Of the $35 trillion in wealth that stocks created over and above T-bill returns between 1926 and 2016, Bessembinder found that all $35 trillion came from just 1,092 companies, or 4.3 percent of the nearly 26,000 stocks that have been traded in the market. More than half of the $35 trillion came from just 90 companies, or less than one-third of 1 percent.

The results tell us that the overall market’s record as a better investment than T-bills is due to a small percentage of stocks that generate outsize returns.

“If you’re going to have most stocks underperforming, yet the market as a whole does well,” he says, “the only way these two things can come together is that there are a few stocks doing really well that pull the whole market up.”

Tops on the list of wealth creators were ExxonMobil, Apple, Microsoft, General Electric, IBM, Altria Group, Johnson & Johnson, General Motors, Chevron, and Walmart. To realize outsize gains, however, investors would have to have been lucky or savvy enough to pick those and other winners out of the nearly 26,000 stocks, buy them when they first went public, and hold the stocks for the long run.

The research has drawn plenty of publicity from media including The New York Times, The Wall Street Journal, and Bloomberg, but Bessembinder says he got into the stocks-versus-T-bills question accidentally. He was looking at data on continuously compounded returns for stocks and noticed that the average was negative, meaning a lot of stocks were losing money. He didn’t understand how that could be, given the fact that the overall stock market does make money in the long run, and he wanted to know why.

Taking a novel approach

He decided to look at individual stocks, rather than the overall market, and track their monthly returns, including reinvested dividends, over time. Using the Center for Research in Security Prices (CRSP) database, he identified 25,967 stocks trading between 1926 and 2016 and looked at returns for investors who bought and held stocks for a month, a year, a decade, and their lifetime. He then compared every stock’s returns to Treasury bill returns over the same timespan.

Looking at individual stocks and tracking performance over their lifetimes was the novel approach, he says. His results showed that just a few outcomes were way above the mean outcome, while most were less than the mean — evidence of a statistical concept of positive “skewness.”

Bessembinder also delved into some possible reasons why so few stocks were responsible for generating the overall market’s returns.

He looked at stocks still trading; those that are no longer listed because they were merged, exchanged, or liquidated; and those that had been delisted by a stock exchange. As expected, it was primarily the delisted stocks that underperformed T-bills — though an investor would have to be lucky or skilled enough to have predicted which stocks would eventually be delisted to avoid the outcome. He also found that the majority of generally steady large-cap stocks outperformed T-bills, but barely 37 percent of generally riskier, small-cap stocks did.
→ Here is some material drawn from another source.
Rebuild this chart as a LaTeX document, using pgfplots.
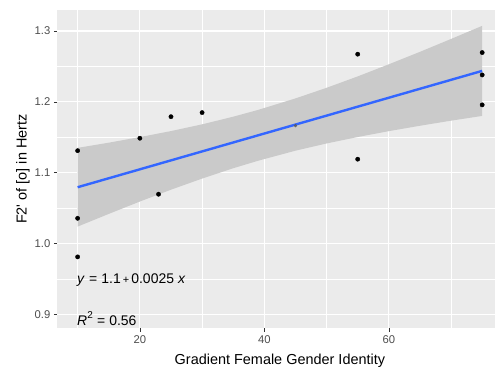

He also looked at whether the decade in which a stock first appeared on an exchange mattered. Some might expect the decade marked by the Great Depression to have most hindered stock performance, but worst rate of underperformance was for stocks that entered the public markets between 1967 and 1986 — likely because the Nasdaq market allowed the listing of younger firms during that time.

Diversifying mitigates poor performance

Bessembinder says the research shows that for investors with diversified portfolios, or for those who use a passive strategy of investing in index funds, the poor performance of nearly 96 percent of stocks is not a big deal, as the diversified portfolio will contain the few stocks that turn out to be big winners. On the other hand, investors who are not well-diversified or who bet heavily on small-cap stocks are taking risks similar to those taken by venture capitalists, in the hopes of hitting a few home runs.

Ironically, people on both sides of the passive-active aisle find support for their views in Bessembinder’s research. Proponents of passive strategies see one more reason for buying a wide range of stocks and holding them for the long run. Proponents of active stock-picking strategies see a reason to hunt for the handful of stocks they expect to be big winners.

To further his research, Bessembinder would like to compare the performance of stocks in the U.S. to those in other countries, as well as dig into whether the better performance of the 4.3 percent of stocks deemed "big winners" can be attributed to common characteristics.

He’s still a believer in the stock market and diversified portfolios as proven ways for investors to build wealth.

“Conventional wisdom is that the stock market outperforms in the long run. I’m not trying to overturn that,” Bessembinder says. “I just want people to understand that it's a statement about the broad stock markets. What’s new is finding that most of the individual stocks don’t outperform the market.”

The bottom line

The research has the following takeaways, according to Bessembinder:

For most individual investors — The results reinforce the desirability of having a well-diversified portfolio, which increases the chances that some of your stocks will become big performers, and of the buy-and-hold strategy.

For investors willing and able to undertake bigger risks, particularly for those who value “skewness," the odds are that picking just a few stocks will lead to underperformance. But, if you are lucky or sufficiently skilled, a handful of picks can have the potential for very big payoffs.

For fund managers — Active managers need to be able to make the case to investors that they have a reasonable chance of picking big winners in advance. Passive managers now have more ammunition to show investors that diverse investments held for the long run will most reliably create wealth.

For managers of publicly traded companies — The median length of time a stock appears in the CRSP database is 7.5 years, so take that as a reminder of how dynamic the U.S economy has become.

Bessembinder’s research has been covered extensively in major news outlets. A listing of lifetime wealth creation for each common stock in the CRSP database, as well as his SAS computer program that creates this listing, is available to those who are interested.